If you aren’t from planet Earth, you might not have known that the Olympic Games just wrapped up in London this past Sunday. However, since you’re reading this, it’s likely that you were aware of these games and perhaps even swelled with pride as an athlete from your home country took home a gold, silver or bronze medal. It’s also likely that you heard some mention or saw footage of the 1972 Olympic Games which took place in Munich, Germany, and that coverage likely was of 11 Israeli athletes taken hostage and murdered by Palestinian terrorists in the Black September organization. On the eve of the 40th anniversary of what was undoubtedly the biggest tragedy in Olympic history, I decided to delve into Kevin MacDonald’s Oscar-winning One Day in September about this event.

Having heard about the Munich event since I was a kid (I was born in 1974), I never knew the whole story behind it all. MacDonald did such a great job presenting the Israeli athletes and their back stories, in particular fencing coach Andre Spitzer (whose wife and daughter make an appearance), that it wasn’t hard to be invested in the film as the tale of their demise unfolded. While giving a tremendous amount of screen time to the Israeli side of the story, MacDonald might well have devoted more time to the Palestinians as it would have been a good chance to hit home the complicated nature of the relationship between Israel and the Palestine Liberation movement, something that is as pertinent to today as it was back then.

Jamal al Gashey at a post-Munich press conference (1972 or 1973).

With the table set, MacDonald puts forth an interview that really shocked me from Jamal al Gashey, one of the three terrorists who survived the ordeal, who emerged from hiding in North Africa to tell his side of the story. The paranoid al Gashey, who was disguised, still fearing for his life, described in some detail how the operation went down, and from what I understand. He said, “I’m proud of what I did at Munich because it helped the Palestinian cause enormously … before Munich, the world had no idea about our struggle, but on that day, the name of Palestine was repeated all around the world.” To see someone be so brash about being responsible for the murder of 11 people is unsettling. He even points out that the Palestinians were helped into the Olympic Village by American athletes that were returning late after a night out on the town.

A terrorist on the balcony outside of the room where the Israeli hostages were being kept. This is perhaps the most famous image from the Munich affair.

With the Germans providing no Army or armed security for the Olympic Village with jitters still existing in the world regarding an armed German presence after their role in starting two World Wars, the perfect situation existed for this type of act of violence to occur. The fact the Jewish blood was again spilled on German soil made this act of violence all the more symbolic and disturbing.
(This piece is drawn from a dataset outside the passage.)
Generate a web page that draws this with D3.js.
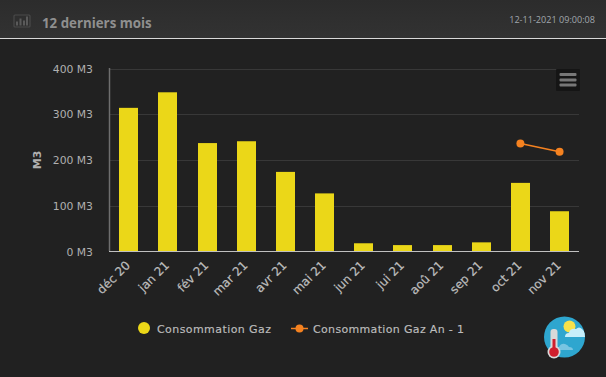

The best part of this documentary is that MacDonald and his fellow crew members were able to create such an air of suspense even though I knew what the outcome of the ordeal was. His use of diagrams highlighting what should have happened at Fürstenfeldbruck Air Base and what did actually occur really shed light on what an absolute disaster the operation to stop the terrorists was. The Germans were ill-equipped to handle any type of scenario such as this from start to finish and this is confirmed when it comes out how the three terrorists that survived were able to leave Germany after they had been arrested and jailed for their involvement in the incident almost uncontested. The revelation al Gashey sets forth would be truly unbelievable…if it weren’t the truth. The flippancy of the German generals and officials about this disaster is also mind boggling. How can one, even after all of these years, laugh about this tragedy as they do in their interviews?

All in all, this documentary is well crafted. However, I will echo the same issue that Roger Ebert had with this film and that is we are never really shown who the Palestinians were/are, ideologically speaking, and why this was such an important event for them shy of the quote listed above by al Gashey. This film added to the dialogue about the event and ultimately, that’s what a good film does. Even though he is not Errol Morris, MacDonald is still a fine documentarian.